_Work to do:_
From the first line of the listing below to the line with "const yTicks = [0.04, 0.06, 0.08, 0.1, 0.12, 0.14, 0.16]", print each line exactly, and nothing more. Leave out the pictures.
****************
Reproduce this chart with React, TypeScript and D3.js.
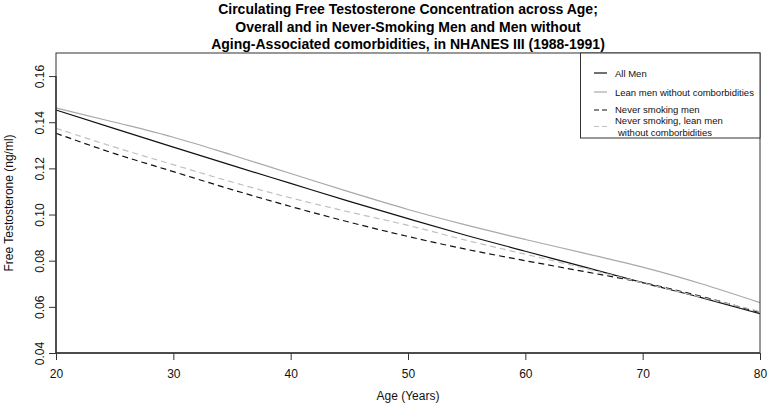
import { useEffect, useRef } from 'react'
import * as d3 from 'd3'

// ages sampled along the curves
const ages = [20, 25, 30, 35, 40, 45, 50, 55, 60, 65, 70, 75, 80]

const allMen = [0.1453, 0.1372, 0.1292, 0.1213, 0.1135, 0.1057, 0.0982, 0.0909, 0.0841, 0.0773, 0.0705, 0.064, 0.057]
const leanMen = [0.1462, 0.14, 0.1335, 0.1258, 0.1178, 0.1098, 0.1022, 0.0954, 0.0892, 0.0833, 0.0772, 0.07, 0.0618]
const neverSmoking = [0.1352, 0.1264, 0.1186, 0.1108, 0.1035, 0.0967, 0.0905, 0.0849, 0.08, 0.0753, 0.0705, 0.0645, 0.0575]
const neverSmokingLean = [0.1374, 0.1292, 0.1216, 0.1141, 0.1072, 0.1011, 0.0953, 0.0888, 0.0828, 0.0768, 0.0704, 0.0642, 0.058]

const xTicks = [20, 30, 40, 50, 60, 70, 80]
const yTicks = [0.04, 0.06, 0.08, 0.1, 0.12, 0.14, 0.16]

const titleLines = [
  'Circulating Free Testosterone Concentration across Age;',
  'Overall and in Never-Smoking Men and Men without',
  'Aging-Associated comorbidities, in NHANES III (1988-1991)',
]

const seriesNames = ['All Men', 'Lean men without comborbidities', 'Never smoking men', 'Never smoking, lean men']

export default function App() {
  const ref = useRef<SVGSVGElement | null>(null)

  useEffect(() => {
    const svg = d3.select(ref.current)
    svg.selectAll('*').remove()

    const font = 'Liberation Sans, Arial, Helvetica, sans-serif'
    const left = 56, right = 760, top = 53, bottom = 353

    const x = d3.scaleLinear().domain([20, 80]).range([left, right])
    const y = d3.scaleLinear().domain([0.04, 0.17]).range([bottom, top])

    const series = [
      { name: seriesNames[0], values: allMen, color: '#111', dash: null },
      { name: seriesNames[1], values: leanMen, color: '#a8a8a8', dash: null },
      { name: seriesNames[2], values: neverSmoking, color: '#111', dash: '6,4' },
      { name: seriesNames[3], values: neverSmokingLean, color: '#c0c0c0', dash: '6,4' },
    ]

    // title
    svg
      .append('g')
      .selectAll('text')
      .data(titleLines)
      .enter()
      .append('text')
      .attr('x', (left + right) / 2)
      .attr('y', (d, i) => 14 + i * 17.5)
      .attr('text-anchor', 'middle')
      .attr('font-family', font)
      .attr('font-weight', 'bold')
      .attr('font-size', 14)
      .text((d) => d)

    // lines
    const line = d3
      .line<number>()
      .x((d, i) => x(ages[i]))
      .y((d) => y(d))
      .curve(d3.curveMonotoneX)

    svg
      .append('g')
      .selectAll('path')
      .data(series)
      .enter()
      .append('path')
      .attr('d', (d) => line(d.values))
      .attr('fill', 'none')
      .attr('stroke', (d) => d.color)
      .attr('stroke-width', 1.2)
      .attr('stroke-dasharray', (d) => d.dash)

    // frame
    svg
      .append('rect')
      .attr('x', left)
      .attr('y', top)
      .attr('width', right - left)
      .attr('height', bottom - top)
      .attr('fill', 'none')
      .attr('stroke', '#333')
      .attr('stroke-width', 1)

    // x axis
    const xAxis = svg
      .append('g')
      .attr('transform', `translate(0,${bottom})`)
      .call(d3.axisBottom(x).tickValues(xTicks).tickSize(7).tickPadding(9).tickFormat(d3.format('d')))
    xAxis.select('.domain').attr('stroke', '#333').attr('stroke-width', 1.4).attr('d', `M${left},0H${right}`)
    xAxis.selectAll('line').attr('stroke', '#333')
    xAxis.selectAll('text').attr('font-family', font).attr('font-size', 12).attr('fill', '#111')

    // y axis
    const yAxis = svg
      .append('g')
      .attr('transform', `translate(${left},0)`)
      .call(d3.axisLeft(y).tickValues(yTicks).tickSize(7).tickFormat(d3.format('.2f')))
    yAxis.select('.domain').attr('stroke', '#333').attr('stroke-width', 1.4).attr('d', `M0,${y(0.04)}V${y(0.16)}`)
    yAxis.selectAll('line').attr('stroke', '#333')
    yAxis
      .selectAll('text')
      .attr('font-family', font)
      .attr('font-size', 12)
      .attr('fill', '#111')
      .attr('x', null)
      .attr('dy', null)
      .attr('text-anchor', 'middle')
      .attr('transform', () => `translate(-12,0) rotate(-90)`)

    // axis titles
    svg
      .append('text')
      .attr('x', (left + right) / 2)
      .attr('y', 400)
      .attr('text-anchor', 'middle')
      .attr('font-family', font)
      .attr('font-size', 12)
      .attr('fill', '#111')
      .text('Age (Years)')

    svg
      .append('text')
      .attr('transform', `translate(13,${(top + bottom) / 2}) rotate(-90)`)
      .attr('text-anchor', 'middle')
      .attr('font-family', font)
      .attr('font-size', 12)
      .attr('fill', '#111')
      .text('Free Testosterone (ng/ml)')

    // legend
    const legend = svg.append('g')
    legend
      .append('rect')
      .attr('x', 580.5)
      .attr('y', top)
      .attr('width', right - 580.5)
      .attr('height', 85)
      .attr('fill', 'white')
      .attr('stroke', '#333')

    const rowY = [73, 92, 110, 126.5]
    series.forEach((s, i) => {
      legend
        .append('line')
        .attr('x1', 594)
        .attr('x2', 607)
        .attr('y1', rowY[i])
        .attr('y2', rowY[i])
        .attr('stroke', s.color)
        .attr('stroke-width', 1.2)
        .attr('stroke-dasharray', s.dash ? '5,3' : null)
    })

    const labels = [
      { t: seriesNames[0], y: 76.5, x: 615 },
      { t: seriesNames[1], y: 95.5, x: 615 },
      { t: seriesNames[2], y: 112.8, x: 615 },
      { t: seriesNames[3], y: 123.5, x: 615 },
      { t: 'without comborbidities', y: 136, x: 618 },
    ]
    legend
      .selectAll('text')
      .data(labels)
      .enter()
      .append('text')
      .attr('x', (d) => d.x)
      .attr('y', (d) => d.y)
      .attr('font-family', font)
      .attr('font-size', 9.5)
      .attr('fill', '#111')
      .text((d) => d.t)
  }, [])

  return (
    <svg
      ref={ref}
      width={768}
      height={412}
      style={{ position: 'absolute', left: 0, top: 0, background: 'white' }}
    />
  )
}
****************
_Written reply:_
Reproduce this chart with React, TypeScript and D3.js.
import { useEffect, useRef } from 'react'
import * as d3 from 'd3'

// ages sampled along the curves
const ages = [20, 25, 30, 35, 40, 45, 50, 55, 60, 65, 70, 75, 80]

const allMen = [0.1453, 0.1372, 0.1292, 0.1213, 0.1135, 0.1057, 0.0982, 0.0909, 0.0841, 0.0773, 0.0705, 0.064, 0.057]
const leanMen = [0.1462, 0.14, 0.1335, 0.1258, 0.1178, 0.1098, 0.1022, 0.0954, 0.0892, 0.0833, 0.0772, 0.07, 0.0618]
const neverSmoking = [0.1352, 0.1264, 0.1186, 0.1108, 0.1035, 0.0967, 0.0905, 0.0849, 0.08, 0.0753, 0.0705, 0.0645, 0.0575]
const neverSmokingLean = [0.1374, 0.1292, 0.1216, 0.1141, 0.1072, 0.1011, 0.0953, 0.0888, 0.0828, 0.0768, 0.0704, 0.0642, 0.058]

const xTicks = [20, 30, 40, 50, 60, 70, 80]
const yTicks = [0.04, 0.06, 0.08, 0.1, 0.12, 0.14, 0.16]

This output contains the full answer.